• [STORED DATA]
start

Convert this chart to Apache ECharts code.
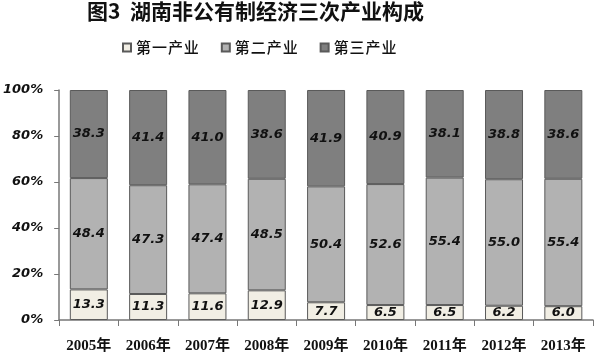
<!DOCTYPE html>
<html><head><meta charset="utf-8">
<script src="https://cdn.jsdelivr.net/npm/echarts@6/dist/echarts.min.js"></script>
<style>html,body{margin:0;padding:0;background:#fff}#c{width:598px;height:356px}</style>
</head><body><div id="c"></div>
<script>
const title = '图3  湖南非公有制经济三次产业构成';
const categories = ['2005年','2006年','2007年','2008年','2009年','2010年','2011年','2012年','2013年'];
const seriesNames = ['第一产业','第二产业','第三产业'];
const primary = [13.3, 11.3, 11.6, 12.9, 7.7, 6.5, 6.5, 6.2, 6.0];
const secondary = [48.4, 47.3, 47.4, 48.5, 50.4, 52.6, 55.4, 55.0, 55.4];
const tertiary = [38.3, 41.4, 41.0, 38.6, 41.9, 40.9, 38.1, 38.8, 38.6];
const colors = ['#f1eee4', '#b2b2b2', '#7f7f7f'];

const chart = echarts.init(document.getElementById('c'));
const lbl = {
  show: true, position: 'inside', color: '#111',
  fontFamily: 'DejaVu Sans', fontWeight: 'bold', fontStyle: 'italic', fontSize: 13,
  formatter: p => p.value.toFixed(1)
};
function mk(name, data, color) {
  return {
    name, type: 'bar', stack: 'total', data, barWidth: 38,
    itemStyle: { color, borderColor: '#5a5a5a', borderWidth: 1 },
    label: lbl
  };
}
chart.setOption({
  animation: false,
  backgroundColor: '#fff',
  title: {
    text: title, left: 82, top: -4,
    textStyle: { fontFamily: '"Noto Sans CJK SC"', fontWeight: 'bold', fontSize: 21, color: '#111' }
  },
  legend: {
    top: 35, left: 117, itemWidth: 8, itemHeight: 8, itemGap: 22,
    icon: 'rect',
    data: seriesNames,
    textStyle: { fontFamily: '"Noto Sans CJK SC"', fontSize: 15, fontWeight: 500, color: '#111' },
    formatter: n => n.split('').join('\u200A')
  },
  grid: { left: 57, right: 5, top: 90, bottom: 36, containLabel: false },
  xAxis: {
    type: 'category', data: categories,
    axisLine: { lineStyle: { color: '#777', width: 1.5 } },
    axisTick: { show: true, length: 6, lineStyle: { color: '#777' } },
    axisLabel: { interval: 0, margin: 19, color: '#111', fontFamily: '"Liberation Serif", "Noto Sans CJK SC"', fontWeight: 'bold', fontSize: 15 }
  },
  yAxis: {
    type: 'value', min: 0, max: 100, interval: 20,
    axisLine: { show: true, lineStyle: { color: '#777', width: 1.5 } },
    axisTick: { show: true, length: 5, lineStyle: { color: '#777' } },
    splitLine: { show: false },
    axisLabel: { margin: 16, color: '#111', fontFamily: 'DejaVu Sans', fontWeight: 'bold', fontStyle: 'italic', fontSize: 13, formatter: '{value}%' }
  },
  series: [
    mk(seriesNames[0], primary, colors[0]),
    mk(seriesNames[1], secondary, colors[1]),
    mk(seriesNames[2], tertiary, colors[2])
  ]
});
</script></body></html>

end

Repeat only what lies between the start of the data and the end of the line containing "const colors = ['#f1eee4', '#b2b2b2', '#7f7f7f'];", exactly, with pictures left out.

Convert this chart to Apache ECharts code.
<!DOCTYPE html>
<html><head><meta charset="utf-8">
<script src="https://cdn.jsdelivr.net/npm/echarts@6/dist/echarts.min.js"></script>
<style>html,body{margin:0;padding:0;background:#fff}#c{width:598px;height:356px}</style>
</head><body><div id="c"></div>
<script>
const title = '图3  湖南非公有制经济三次产业构成';
const categories = ['2005年','2006年','2007年','2008年','2009年','2010年','2011年','2012年','2013年'];
const seriesNames = ['第一产业','第二产业','第三产业'];
const primary = [13.3, 11.3, 11.6, 12.9, 7.7, 6.5, 6.5, 6.2, 6.0];
const secondary = [48.4, 47.3, 47.4, 48.5, 50.4, 52.6, 55.4, 55.0, 55.4];
const tertiary = [38.3, 41.4, 41.0, 38.6, 41.9, 40.9, 38.1, 38.8, 38.6];
const colors = ['#f1eee4', '#b2b2b2', '#7f7f7f'];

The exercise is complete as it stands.